* [THE RECORDS]:
----

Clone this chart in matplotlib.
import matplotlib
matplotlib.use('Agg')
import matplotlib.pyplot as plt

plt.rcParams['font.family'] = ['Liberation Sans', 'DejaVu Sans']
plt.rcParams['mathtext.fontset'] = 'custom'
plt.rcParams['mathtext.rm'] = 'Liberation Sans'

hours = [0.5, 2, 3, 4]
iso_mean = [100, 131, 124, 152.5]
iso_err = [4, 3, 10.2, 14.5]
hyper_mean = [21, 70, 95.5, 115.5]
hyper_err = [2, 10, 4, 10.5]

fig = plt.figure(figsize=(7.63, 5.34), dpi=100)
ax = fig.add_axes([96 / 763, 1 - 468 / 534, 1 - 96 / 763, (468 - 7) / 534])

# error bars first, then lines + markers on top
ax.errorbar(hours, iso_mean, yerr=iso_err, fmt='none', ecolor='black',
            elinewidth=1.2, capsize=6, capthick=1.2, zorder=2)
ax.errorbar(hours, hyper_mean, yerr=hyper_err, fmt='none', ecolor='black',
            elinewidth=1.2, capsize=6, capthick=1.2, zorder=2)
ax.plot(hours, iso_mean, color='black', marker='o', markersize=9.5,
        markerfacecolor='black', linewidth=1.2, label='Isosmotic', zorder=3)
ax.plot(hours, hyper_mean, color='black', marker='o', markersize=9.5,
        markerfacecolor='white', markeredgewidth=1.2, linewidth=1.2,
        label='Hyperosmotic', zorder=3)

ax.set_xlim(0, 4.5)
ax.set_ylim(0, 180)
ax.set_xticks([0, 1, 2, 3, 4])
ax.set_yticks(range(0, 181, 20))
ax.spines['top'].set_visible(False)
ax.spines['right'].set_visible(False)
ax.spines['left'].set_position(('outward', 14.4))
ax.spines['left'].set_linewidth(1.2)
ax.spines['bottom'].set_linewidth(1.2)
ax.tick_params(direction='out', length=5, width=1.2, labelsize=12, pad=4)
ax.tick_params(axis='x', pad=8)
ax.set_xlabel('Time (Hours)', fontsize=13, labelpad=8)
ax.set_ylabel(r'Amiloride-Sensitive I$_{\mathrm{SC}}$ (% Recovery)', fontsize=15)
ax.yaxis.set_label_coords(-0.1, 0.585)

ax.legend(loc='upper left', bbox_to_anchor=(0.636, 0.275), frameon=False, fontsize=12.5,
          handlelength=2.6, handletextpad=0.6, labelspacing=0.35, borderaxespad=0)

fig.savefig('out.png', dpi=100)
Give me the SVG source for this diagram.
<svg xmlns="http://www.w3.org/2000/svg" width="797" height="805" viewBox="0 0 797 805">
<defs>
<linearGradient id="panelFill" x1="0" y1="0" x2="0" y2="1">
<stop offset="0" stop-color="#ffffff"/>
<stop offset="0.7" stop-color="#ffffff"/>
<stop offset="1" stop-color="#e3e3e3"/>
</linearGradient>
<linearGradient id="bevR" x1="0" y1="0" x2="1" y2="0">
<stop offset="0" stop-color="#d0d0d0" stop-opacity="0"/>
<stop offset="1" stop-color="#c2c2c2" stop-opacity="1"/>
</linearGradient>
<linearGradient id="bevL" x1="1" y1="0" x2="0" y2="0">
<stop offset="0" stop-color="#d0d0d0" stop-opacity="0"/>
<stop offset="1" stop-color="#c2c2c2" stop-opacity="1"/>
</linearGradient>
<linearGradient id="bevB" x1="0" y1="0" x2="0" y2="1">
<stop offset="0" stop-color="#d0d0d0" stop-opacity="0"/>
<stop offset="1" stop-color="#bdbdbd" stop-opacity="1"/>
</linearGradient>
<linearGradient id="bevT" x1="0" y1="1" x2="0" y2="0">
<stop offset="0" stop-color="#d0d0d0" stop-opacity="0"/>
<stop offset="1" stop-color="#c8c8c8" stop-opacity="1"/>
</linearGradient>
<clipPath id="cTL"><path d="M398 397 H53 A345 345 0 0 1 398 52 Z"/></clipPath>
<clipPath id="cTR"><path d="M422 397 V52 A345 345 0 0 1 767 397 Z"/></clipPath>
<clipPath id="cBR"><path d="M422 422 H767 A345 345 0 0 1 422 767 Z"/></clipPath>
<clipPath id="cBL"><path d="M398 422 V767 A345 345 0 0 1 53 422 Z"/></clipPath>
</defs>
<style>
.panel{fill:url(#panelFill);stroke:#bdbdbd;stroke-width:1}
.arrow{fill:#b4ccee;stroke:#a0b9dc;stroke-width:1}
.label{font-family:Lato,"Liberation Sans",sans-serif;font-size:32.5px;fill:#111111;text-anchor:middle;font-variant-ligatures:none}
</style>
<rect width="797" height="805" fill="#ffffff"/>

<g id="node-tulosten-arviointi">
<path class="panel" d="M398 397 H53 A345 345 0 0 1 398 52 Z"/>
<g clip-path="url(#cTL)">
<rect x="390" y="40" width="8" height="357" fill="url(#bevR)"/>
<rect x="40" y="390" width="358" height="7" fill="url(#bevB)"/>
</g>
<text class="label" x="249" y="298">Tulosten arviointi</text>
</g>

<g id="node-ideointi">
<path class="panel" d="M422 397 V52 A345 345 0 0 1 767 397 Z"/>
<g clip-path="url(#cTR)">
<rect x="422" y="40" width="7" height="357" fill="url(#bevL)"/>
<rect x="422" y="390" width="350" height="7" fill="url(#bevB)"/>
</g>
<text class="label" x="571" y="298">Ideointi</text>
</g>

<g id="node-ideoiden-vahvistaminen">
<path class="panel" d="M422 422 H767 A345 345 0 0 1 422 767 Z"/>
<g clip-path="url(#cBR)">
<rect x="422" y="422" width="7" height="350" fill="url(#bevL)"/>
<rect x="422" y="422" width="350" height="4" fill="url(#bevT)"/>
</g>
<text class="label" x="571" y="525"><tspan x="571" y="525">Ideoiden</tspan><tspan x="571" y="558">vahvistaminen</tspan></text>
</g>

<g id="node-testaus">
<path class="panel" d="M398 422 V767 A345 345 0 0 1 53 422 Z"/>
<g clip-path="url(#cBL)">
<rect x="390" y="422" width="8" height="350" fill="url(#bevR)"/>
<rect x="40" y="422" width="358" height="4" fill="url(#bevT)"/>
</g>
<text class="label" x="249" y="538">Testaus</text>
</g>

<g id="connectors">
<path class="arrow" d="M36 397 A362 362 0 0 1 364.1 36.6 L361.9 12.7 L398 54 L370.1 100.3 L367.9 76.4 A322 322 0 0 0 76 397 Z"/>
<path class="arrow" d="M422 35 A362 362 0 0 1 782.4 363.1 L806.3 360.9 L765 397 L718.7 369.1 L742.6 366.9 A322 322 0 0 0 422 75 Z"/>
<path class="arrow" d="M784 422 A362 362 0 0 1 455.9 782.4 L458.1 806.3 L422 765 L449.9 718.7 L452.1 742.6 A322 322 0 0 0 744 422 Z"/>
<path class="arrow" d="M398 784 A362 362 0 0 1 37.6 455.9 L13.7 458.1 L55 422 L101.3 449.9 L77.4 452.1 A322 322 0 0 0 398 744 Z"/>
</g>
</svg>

----

Reproduce all the data word for word.

* [FULL OUTPUT]:
Clone this chart in matplotlib.
import matplotlib
matplotlib.use('Agg')
import matplotlib.pyplot as plt

plt.rcParams['font.family'] = ['Liberation Sans', 'DejaVu Sans']
plt.rcParams['mathtext.fontset'] = 'custom'
plt.rcParams['mathtext.rm'] = 'Liberation Sans'

hours = [0.5, 2, 3, 4]
iso_mean = [100, 131, 124, 152.5]
iso_err = [4, 3, 10.2, 14.5]
hyper_mean = [21, 70, 95.5, 115.5]
hyper_err = [2, 10, 4, 10.5]

fig = plt.figure(figsize=(7.63, 5.34), dpi=100)
ax = fig.add_axes([96 / 763, 1 - 468 / 534, 1 - 96 / 763, (468 - 7) / 534])

# error bars first, then lines + markers on top
ax.errorbar(hours, iso_mean, yerr=iso_err, fmt='none', ecolor='black',
            elinewidth=1.2, capsize=6, capthick=1.2, zorder=2)
ax.errorbar(hours, hyper_mean, yerr=hyper_err, fmt='none', ecolor='black',
            elinewidth=1.2, capsize=6, capthick=1.2, zorder=2)
ax.plot(hours, iso_mean, color='black', marker='o', markersize=9.5,
        markerfacecolor='black', linewidth=1.2, label='Isosmotic', zorder=3)
ax.plot(hours, hyper_mean, color='black', marker='o', markersize=9.5,
        markerfacecolor='white', markeredgewidth=1.2, linewidth=1.2,
        label='Hyperosmotic', zorder=3)

ax.set_xlim(0, 4.5)
ax.set_ylim(0, 180)
ax.set_xticks([0, 1, 2, 3, 4])
ax.set_yticks(range(0, 181, 20))
ax.spines['top'].set_visible(False)
ax.spines['right'].set_visible(False)
ax.spines['left'].set_position(('outward', 14.4))
ax.spines['left'].set_linewidth(1.2)
ax.spines['bottom'].set_linewidth(1.2)
ax.tick_params(direction='out', length=5, width=1.2, labelsize=12, pad=4)
ax.tick_params(axis='x', pad=8)
ax.set_xlabel('Time (Hours)', fontsize=13, labelpad=8)
ax.set_ylabel(r'Amiloride-Sensitive I$_{\mathrm{SC}}$ (% Recovery)', fontsize=15)
ax.yaxis.set_label_coords(-0.1, 0.585)

ax.legend(loc='upper left', bbox_to_anchor=(0.636, 0.275), frameon=False, fontsize=12.5,
          handlelength=2.6, handletextpad=0.6, labelspacing=0.35, borderaxespad=0)

fig.savefig('out.png', dpi=100)
Give me the SVG source for this diagram.
<svg xmlns="http://www.w3.org/2000/svg" width="797" height="805" viewBox="0 0 797 805">
<defs>
<linearGradient id="panelFill" x1="0" y1="0" x2="0" y2="1">
<stop offset="0" stop-color="#ffffff"/>
<stop offset="0.7" stop-color="#ffffff"/>
<stop offset="1" stop-color="#e3e3e3"/>
</linearGradient>
<linearGradient id="bevR" x1="0" y1="0" x2="1" y2="0">
<stop offset="0" stop-color="#d0d0d0" stop-opacity="0"/>
<stop offset="1" stop-color="#c2c2c2" stop-opacity="1"/>
</linearGradient>
<linearGradient id="bevL" x1="1" y1="0" x2="0" y2="0">
<stop offset="0" stop-color="#d0d0d0" stop-opacity="0"/>
<stop offset="1" stop-color="#c2c2c2" stop-opacity="1"/>
</linearGradient>
<linearGradient id="bevB" x1="0" y1="0" x2="0" y2="1">
<stop offset="0" stop-color="#d0d0d0" stop-opacity="0"/>
<stop offset="1" stop-color="#bdbdbd" stop-opacity="1"/>
</linearGradient>
<linearGradient id="bevT" x1="0" y1="1" x2="0" y2="0">
<stop offset="0" stop-color="#d0d0d0" stop-opacity="0"/>
<stop offset="1" stop-color="#c8c8c8" stop-opacity="1"/>
</linearGradient>
<clipPath id="cTL"><path d="M398 397 H53 A345 345 0 0 1 398 52 Z"/></clipPath>
<clipPath id="cTR"><path d="M422 397 V52 A345 345 0 0 1 767 397 Z"/></clipPath>
<clipPath id="cBR"><path d="M422 422 H767 A345 345 0 0 1 422 767 Z"/></clipPath>
<clipPath id="cBL"><path d="M398 422 V767 A345 345 0 0 1 53 422 Z"/></clipPath>
</defs>
<style>
.panel{fill:url(#panelFill);stroke:#bdbdbd;stroke-width:1}
.arrow{fill:#b4ccee;stroke:#a0b9dc;stroke-width:1}
.label{font-family:Lato,"Liberation Sans",sans-serif;font-size:32.5px;fill:#111111;text-anchor:middle;font-variant-ligatures:none}
</style>
<rect width="797" height="805" fill="#ffffff"/>

<g id="node-tulosten-arviointi">
<path class="panel" d="M398 397 H53 A345 345 0 0 1 398 52 Z"/>
<g clip-path="url(#cTL)">
<rect x="390" y="40" width="8" height="357" fill="url(#bevR)"/>
<rect x="40" y="390" width="358" height="7" fill="url(#bevB)"/>
</g>
<text class="label" x="249" y="298">Tulosten arviointi</text>
</g>

<g id="node-ideointi">
<path class="panel" d="M422 397 V52 A345 345 0 0 1 767 397 Z"/>
<g clip-path="url(#cTR)">
<rect x="422" y="40" width="7" height="357" fill="url(#bevL)"/>
<rect x="422" y="390" width="350" height="7" fill="url(#bevB)"/>
</g>
<text class="label" x="571" y="298">Ideointi</text>
</g>

<g id="node-ideoiden-vahvistaminen">
<path class="panel" d="M422 422 H767 A345 345 0 0 1 422 767 Z"/>
<g clip-path="url(#cBR)">
<rect x="422" y="422" width="7" height="350" fill="url(#bevL)"/>
<rect x="422" y="422" width="350" height="4" fill="url(#bevT)"/>
</g>
<text class="label" x="571" y="525"><tspan x="571" y="525">Ideoiden</tspan><tspan x="571" y="558">vahvistaminen</tspan></text>
</g>

<g id="node-testaus">
<path class="panel" d="M398 422 V767 A345 345 0 0 1 53 422 Z"/>
<g clip-path="url(#cBL)">
<rect x="390" y="422" width="8" height="350" fill="url(#bevR)"/>
<rect x="40" y="422" width="358" height="4" fill="url(#bevT)"/>
</g>
<text class="label" x="249" y="538">Testaus</text>
</g>

<g id="connectors">
<path class="arrow" d="M36 397 A362 362 0 0 1 364.1 36.6 L361.9 12.7 L398 54 L370.1 100.3 L367.9 76.4 A322 322 0 0 0 76 397 Z"/>
<path class="arrow" d="M422 35 A362 362 0 0 1 782.4 363.1 L806.3 360.9 L765 397 L718.7 369.1 L742.6 366.9 A322 322 0 0 0 422 75 Z"/>
<path class="arrow" d="M784 422 A362 362 0 0 1 455.9 782.4 L458.1 806.3 L422 765 L449.9 718.7 L452.1 742.6 A322 322 0 0 0 744 422 Z"/>
<path class="arrow" d="M398 784 A362 362 0 0 1 37.6 455.9 L13.7 458.1 L55 422 L101.3 449.9 L77.4 452.1 A322 322 0 0 0 398 744 Z"/>
</g>
</svg>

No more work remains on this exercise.